My friend Pat Carr is a smart, talented guy (Harvard MBA, president of his company). He’s also got a knack for describing ordinary things in a funny way. In Pat’s world, you’re not “white trash.” You’re “garbage blanc.” Everything sound better in French, n’est-ce pas? “Jerk” is “secousse.” “You cheating dog!” is “Vous êtes un chien de fraude!” Rotten cheese is “fromage putréfié.” Almost makes you wish you could have a torrid affair with a wheel of aged brie, doesn’t it?
Anyway, Pat created a term that I think deserves national exposure because it describes a certain persnickety breed of person: “Expert Elderly” (“Double E” for short). What makes someone an Expert Elderly? Surprisingly, age isn’t the only prerequisite. You can be 30 and a Double E. It’s all in your behavior and attitude.

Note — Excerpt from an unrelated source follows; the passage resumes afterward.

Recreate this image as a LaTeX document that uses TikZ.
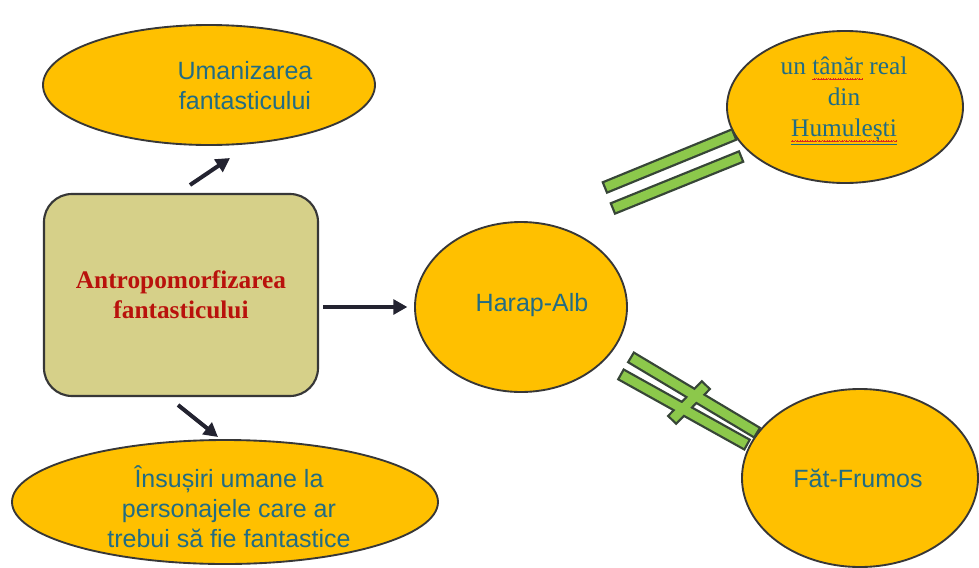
\documentclass[tikz,border=0pt]{standalone}
\usepackage{fontspec}
\setmainfont{Liberation Serif}
\newfontfamily\arialf{Liberation Sans}
\usetikzlibrary{arrows.meta,shapes.geometric,calc}
\definecolor{gold}{RGB}{255,192,0}
\definecolor{edgec}{RGB}{55,55,55}
\definecolor{tealtxt}{RGB}{33,108,132}
\definecolor{khaki}{RGB}{214,208,137}
\definecolor{darkred}{RGB}{185,18,12}
\definecolor{arrowc}{RGB}{35,35,48}
\definecolor{gfill}{RGB}{140,200,75}
\definecolor{gline}{RGB}{55,70,55}
\definecolor{spellred}{RGB}{220,40,30}
\newsavebox\mywavebox
\newsavebox\mysqbox
\newcommand\squigword[1]{\sbox\mysqbox{#1}\rlap{\raisebox{-3.8pt}[0pt][0pt]{\hbox to \wd\mysqbox{\xleaders\copy\mywavebox\hfil}}}\usebox\mysqbox}
\tikzset{
  oval/.style={ellipse, draw=edgec, line width=1.4pt, fill=gold, inner sep=0pt},
  lbl/.style={text=tealtxt, align=center, font=\arialf\fontsize{18.75}{22.5}\selectfont},
  slbl/.style={text=tealtxt, align=center, font=\fontsize{19}{23.2}\selectfont},
  arr/.style={draw=arrowc, line width=3pt, -{Triangle[length=10.5pt,width=11pt]}},
  gbar/.style 2 args={insert path={($(#1)!3.3pt!90:(#2)$) -- ($(#2)!3.3pt!-90:(#1)$) -- ($(#2)!3.3pt!90:(#1)$) -- ($(#1)!3.3pt!-90:(#2)$) -- cycle}},
  gout/.style={draw=gline, line width=3.4pt, line join=miter},
  gin/.style={fill=gfill}
}
\begin{document}
\sbox\mywavebox{\color{spellred}\rule[0pt]{0.45pt}{0.5pt}\rule[0.4pt]{0.45pt}{0.5pt}\rule[0.8pt]{0.45pt}{0.5pt}\rule[0.4pt]{0.45pt}{0.5pt}}%
\begin{tikzpicture}[x=0.75pt,y=-0.75pt]
\useasboundingbox (0,0) rectangle (979,568);
\fill[white] (0,0) rectangle (979,568);

% ellipses
\node[oval, minimum width=249pt, minimum height=90pt] (top) at (209,85) {};
\node[oval, minimum width=159pt, minimum height=127.5pt] (harap) at (521,307) {};
\node[oval, minimum width=177pt, minimum height=114pt] (real) at (845,107) {};
\node[oval, minimum width=177pt, minimum height=133.5pt] (fat) at (860,478) {};
\node[oval, minimum width=319.5pt, minimum height=93pt] (bot) at (225,502) {};

% box
\node[draw=edgec, line width=1.6pt, fill=khaki, rounded corners=21pt,
      minimum width=205.5pt, minimum height=151.5pt, inner sep=0pt,
      text=darkred, align=center, font=\bfseries\fontsize{19}{22.5}\selectfont] (box) at (181,295)
      {Antropomorfizarea\\fantasticului};

% texts
\node[lbl] (ttop) at (245,86) {Umanizarea\\fantasticului};
\node[lbl] (tharap) at (532,305) {Harap-Alb};
\node[lbl] (tfat) at (858,478) {Făt-Frumos};
\node[lbl] (tbot) at (229,507) {Însușiri umane la\\personajele care ar\\trebui să fie fantastice};
\node[slbl] (treal) at (844,101) {un \squigword{tânăr} real\\din\\\squigword{\underline{Humulești}}};

% arrows
\coordinate (u1) at (190,185);
\coordinate (u2) at (230,158);
\coordinate (d1) at (178,405);
\coordinate (d2) at (218,437);
\draw[arr] (u1) -- (u2);
\draw[arr] (d1) -- (d2);
\draw[arr, shorten <=3pt, shorten >=5pt] (box.east |- harap.west) -- (harap.west);

% equality sign
\coordinate (p1) at (606,187); \coordinate (q1) at (733,135);
\coordinate (p2) at (614,208); \coordinate (q2) at (740,157);
\path[gout] [gbar={p1}{q1}];
\path[gout] [gbar={p2}{q2}];
\path[gin] [gbar={p1}{q1}];
\path[gin] [gbar={p2}{q2}];

% not-equal sign
\coordinate (p3) at (632,358); \coordinate (q3) at (756,432);
\coordinate (p4) at (622,375); \coordinate (q4) at (746,444);
\coordinate (c1) at (673,419); \coordinate (c2) at (705,386);
\path[gout] [gbar={p3}{q3}];
\path[gout] [gbar={p4}{q4}];
\path[gout] [gbar={c1}{c2}];
\path[gin] [gbar={p3}{q3}];
\path[gin] [gbar={p4}{q4}];
\path[gin] [gbar={c1}{c2}];
\end{tikzpicture}
\end{document}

Example: Double Es enjoy telling you what they’re doing, why it’s sensible, and why they don’t care if anyone else thinks they might look ridiculous: “Well, we’re wearing these satellite-dish-sized visors and sun block with an SPF of 720 even though it’s midnight because two percent of the damaging UV rays can still cause skin damage.” They love offering unsolicited child-rearing tips: “In my day, we beat our children with nail-spiked canes and they thanked us for it, but you go right ahead. Ask your child to ‘Use your angry words’ and see how far you get” (punctuated with a pursed-lip smirk). For them, bliss is reminding you how much easier your generation has it: “We didn’t have condos. We had cardboard shacks. Toilet paper? We used poison ivy. We ate mold for breakfast and squirrels boiled in used bathwater for dinner. It built character, but you wouldn’t know anything about that, with your fancy subzero fridge and Viking stove.” Double Es live to share their bargain-hunting hints: “Y’see, we get to the restaurant by 4:29 on ‘Fish Fry Tuesday’ so we can use the Early Bird coupons AND get free hot fudge sundaes.”

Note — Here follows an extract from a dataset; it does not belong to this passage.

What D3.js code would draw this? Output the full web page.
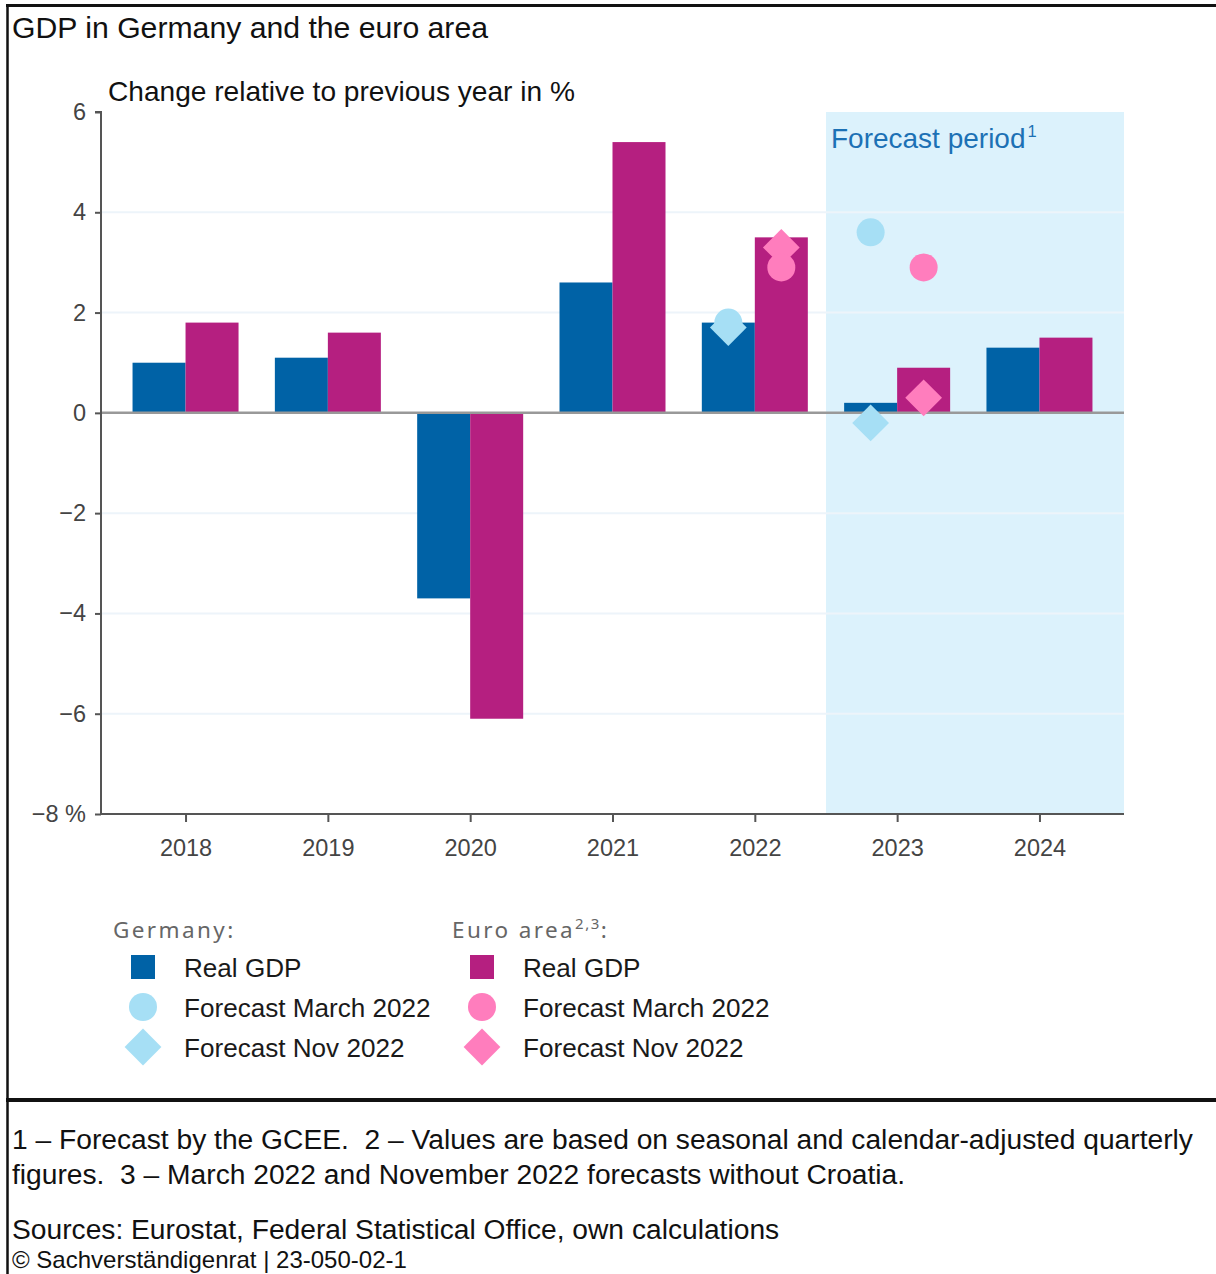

To my dismay, I sometimes find myself exhibiting Early Onset Double E symptoms, even though I’m decades away from qualifying for the senior discount. John and I will be driving along, and I’ll see a bicyclist dart out from nowhere, or a motorist passing us on the right. When I was younger, I’d be too busy singing along with Madonna to notice. Not now. Instantly, I’ll blurt out, “Look at that guy!” which is the opening line of a rant that invariably ends with, “...and he’ll be sorry when he’s brain dead!” or “What’s his license plate number? I have half a mind to call the police and report him!”
Come to think of it…those dudes could be Double Es rushing to make the Early Bird cut-off. We’d better let them pass. They get so violent when the tartar sauce runs out.